Task description —
Would you transcribe the whole listing exactly, minus its pictures?

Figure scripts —
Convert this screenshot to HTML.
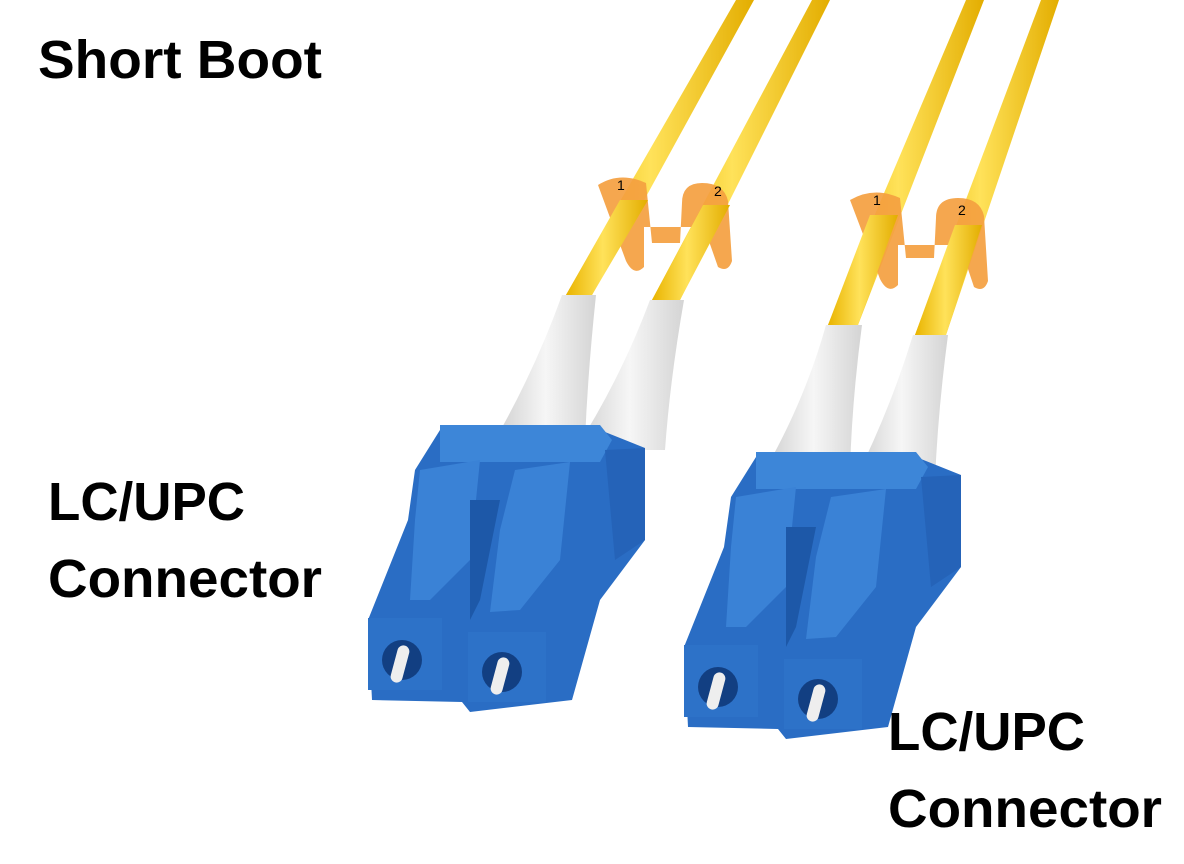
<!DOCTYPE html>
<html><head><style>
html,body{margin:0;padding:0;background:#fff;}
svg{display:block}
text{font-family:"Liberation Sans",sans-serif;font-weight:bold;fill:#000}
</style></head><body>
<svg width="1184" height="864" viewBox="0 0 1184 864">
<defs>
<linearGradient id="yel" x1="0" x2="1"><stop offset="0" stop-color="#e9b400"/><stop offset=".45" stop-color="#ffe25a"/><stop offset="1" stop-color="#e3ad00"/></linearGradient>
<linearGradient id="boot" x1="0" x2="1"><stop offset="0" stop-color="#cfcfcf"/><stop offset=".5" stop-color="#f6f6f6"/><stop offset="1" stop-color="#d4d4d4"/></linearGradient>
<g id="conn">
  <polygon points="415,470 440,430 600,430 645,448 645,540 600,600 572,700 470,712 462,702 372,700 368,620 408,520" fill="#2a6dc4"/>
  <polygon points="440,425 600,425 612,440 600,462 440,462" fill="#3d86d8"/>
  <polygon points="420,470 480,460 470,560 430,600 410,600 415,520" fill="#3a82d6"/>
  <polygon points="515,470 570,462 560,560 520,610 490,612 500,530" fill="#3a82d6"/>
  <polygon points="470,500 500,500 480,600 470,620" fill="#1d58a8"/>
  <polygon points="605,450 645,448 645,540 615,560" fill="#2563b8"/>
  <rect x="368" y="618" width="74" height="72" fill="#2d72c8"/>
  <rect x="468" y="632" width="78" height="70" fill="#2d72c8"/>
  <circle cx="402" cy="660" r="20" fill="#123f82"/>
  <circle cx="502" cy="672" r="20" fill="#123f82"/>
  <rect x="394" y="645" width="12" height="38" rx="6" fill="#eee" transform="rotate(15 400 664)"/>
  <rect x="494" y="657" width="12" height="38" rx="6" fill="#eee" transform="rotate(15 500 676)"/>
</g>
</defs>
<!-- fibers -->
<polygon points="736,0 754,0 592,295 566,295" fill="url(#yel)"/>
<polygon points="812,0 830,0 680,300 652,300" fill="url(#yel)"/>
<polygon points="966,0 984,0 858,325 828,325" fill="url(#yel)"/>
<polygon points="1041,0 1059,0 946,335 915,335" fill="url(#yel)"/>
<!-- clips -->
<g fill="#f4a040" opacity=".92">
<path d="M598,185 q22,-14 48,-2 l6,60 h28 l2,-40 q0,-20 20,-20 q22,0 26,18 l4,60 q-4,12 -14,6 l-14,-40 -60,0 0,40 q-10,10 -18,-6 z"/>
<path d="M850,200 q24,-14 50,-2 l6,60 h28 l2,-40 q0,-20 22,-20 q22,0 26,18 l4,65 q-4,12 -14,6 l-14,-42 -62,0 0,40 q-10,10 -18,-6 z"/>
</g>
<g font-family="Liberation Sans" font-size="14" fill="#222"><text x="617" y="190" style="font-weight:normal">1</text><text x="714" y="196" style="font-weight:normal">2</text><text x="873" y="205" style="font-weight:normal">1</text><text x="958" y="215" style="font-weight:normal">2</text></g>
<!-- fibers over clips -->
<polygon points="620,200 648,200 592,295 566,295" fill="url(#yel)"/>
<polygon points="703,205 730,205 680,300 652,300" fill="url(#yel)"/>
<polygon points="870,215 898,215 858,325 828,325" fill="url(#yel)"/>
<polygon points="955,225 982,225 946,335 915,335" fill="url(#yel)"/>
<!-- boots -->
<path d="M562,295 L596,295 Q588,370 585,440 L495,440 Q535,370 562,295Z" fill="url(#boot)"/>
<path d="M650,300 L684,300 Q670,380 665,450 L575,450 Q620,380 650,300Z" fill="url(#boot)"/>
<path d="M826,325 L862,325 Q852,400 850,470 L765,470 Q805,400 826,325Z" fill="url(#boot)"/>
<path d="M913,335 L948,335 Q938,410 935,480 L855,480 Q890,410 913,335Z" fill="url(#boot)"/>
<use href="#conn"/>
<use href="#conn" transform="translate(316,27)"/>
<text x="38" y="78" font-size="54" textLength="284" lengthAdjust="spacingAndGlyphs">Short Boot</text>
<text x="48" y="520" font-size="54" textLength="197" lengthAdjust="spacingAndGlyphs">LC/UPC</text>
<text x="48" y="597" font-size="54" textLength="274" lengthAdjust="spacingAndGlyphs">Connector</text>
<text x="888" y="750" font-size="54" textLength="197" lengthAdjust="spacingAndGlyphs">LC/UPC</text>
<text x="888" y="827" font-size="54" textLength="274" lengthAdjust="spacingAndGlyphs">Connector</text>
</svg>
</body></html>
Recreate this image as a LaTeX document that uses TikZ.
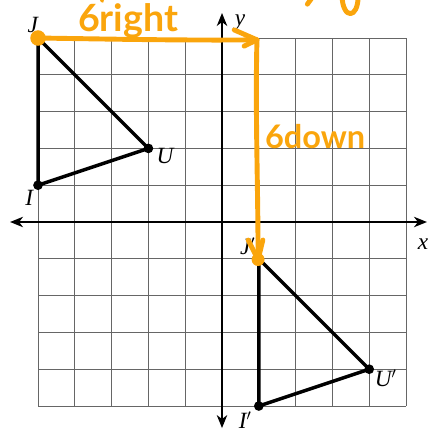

Answer to this exercise —
Convert this screenshot to HTML.
<!DOCTYPE html>
<html><head><style>
html,body{margin:0;padding:0;background:#fff;}
svg{display:block}
text{font-family:"Liberation Sans",sans-serif;font-weight:bold;fill:#000}
</style></head><body>
<svg width="1184" height="864" viewBox="0 0 1184 864">
<defs>
<linearGradient id="yel" x1="0" x2="1"><stop offset="0" stop-color="#e9b400"/><stop offset=".45" stop-color="#ffe25a"/><stop offset="1" stop-color="#e3ad00"/></linearGradient>
<linearGradient id="boot" x1="0" x2="1"><stop offset="0" stop-color="#cfcfcf"/><stop offset=".5" stop-color="#f6f6f6"/><stop offset="1" stop-color="#d4d4d4"/></linearGradient>
<g id="conn">
  <polygon points="415,470 440,430 600,430 645,448 645,540 600,600 572,700 470,712 462,702 372,700 368,620 408,520" fill="#2a6dc4"/>
  <polygon points="440,425 600,425 612,440 600,462 440,462" fill="#3d86d8"/>
  <polygon points="420,470 480,460 470,560 430,600 410,600 415,520" fill="#3a82d6"/>
  <polygon points="515,470 570,462 560,560 520,610 490,612 500,530" fill="#3a82d6"/>
  <polygon points="470,500 500,500 480,600 470,620" fill="#1d58a8"/>
  <polygon points="605,450 645,448 645,540 615,560" fill="#2563b8"/>
  <rect x="368" y="618" width="74" height="72" fill="#2d72c8"/>
  <rect x="468" y="632" width="78" height="70" fill="#2d72c8"/>
  <circle cx="402" cy="660" r="20" fill="#123f82"/>
  <circle cx="502" cy="672" r="20" fill="#123f82"/>
  <rect x="394" y="645" width="12" height="38" rx="6" fill="#eee" transform="rotate(15 400 664)"/>
  <rect x="494" y="657" width="12" height="38" rx="6" fill="#eee" transform="rotate(15 500 676)"/>
</g>
</defs>
<!-- fibers -->
<polygon points="736,0 754,0 592,295 566,295" fill="url(#yel)"/>
<polygon points="812,0 830,0 680,300 652,300" fill="url(#yel)"/>
<polygon points="966,0 984,0 858,325 828,325" fill="url(#yel)"/>
<polygon points="1041,0 1059,0 946,335 915,335" fill="url(#yel)"/>
<!-- clips -->
<g fill="#f4a040" opacity=".92">
<path d="M598,185 q22,-14 48,-2 l6,60 h28 l2,-40 q0,-20 20,-20 q22,0 26,18 l4,60 q-4,12 -14,6 l-14,-40 -60,0 0,40 q-10,10 -18,-6 z"/>
<path d="M850,200 q24,-14 50,-2 l6,60 h28 l2,-40 q0,-20 22,-20 q22,0 26,18 l4,65 q-4,12 -14,6 l-14,-42 -62,0 0,40 q-10,10 -18,-6 z"/>
</g>
<g font-family="Liberation Sans" font-size="14" fill="#222"><text x="617" y="190" style="font-weight:normal">1</text><text x="714" y="196" style="font-weight:normal">2</text><text x="873" y="205" style="font-weight:normal">1</text><text x="958" y="215" style="font-weight:normal">2</text></g>
<!-- fibers over clips -->
<polygon points="620,200 648,200 592,295 566,295" fill="url(#yel)"/>
<polygon points="703,205 730,205 680,300 652,300" fill="url(#yel)"/>
<polygon points="870,215 898,215 858,325 828,325" fill="url(#yel)"/>
<polygon points="955,225 982,225 946,335 915,335" fill="url(#yel)"/>
<!-- boots -->
<path d="M562,295 L596,295 Q588,370 585,440 L495,440 Q535,370 562,295Z" fill="url(#boot)"/>
<path d="M650,300 L684,300 Q670,380 665,450 L575,450 Q620,380 650,300Z" fill="url(#boot)"/>
<path d="M826,325 L862,325 Q852,400 850,470 L765,470 Q805,400 826,325Z" fill="url(#boot)"/>
<path d="M913,335 L948,335 Q938,410 935,480 L855,480 Q890,410 913,335Z" fill="url(#boot)"/>
<use href="#conn"/>
<use href="#conn" transform="translate(316,27)"/>
<text x="38" y="78" font-size="54" textLength="284" lengthAdjust="spacingAndGlyphs">Short Boot</text>
<text x="48" y="520" font-size="54" textLength="197" lengthAdjust="spacingAndGlyphs">LC/UPC</text>
<text x="48" y="597" font-size="54" textLength="274" lengthAdjust="spacingAndGlyphs">Connector</text>
<text x="888" y="750" font-size="54" textLength="197" lengthAdjust="spacingAndGlyphs">LC/UPC</text>
<text x="888" y="827" font-size="54" textLength="274" lengthAdjust="spacingAndGlyphs">Connector</text>
</svg>
</body></html>
Recreate this image as a LaTeX document that uses TikZ.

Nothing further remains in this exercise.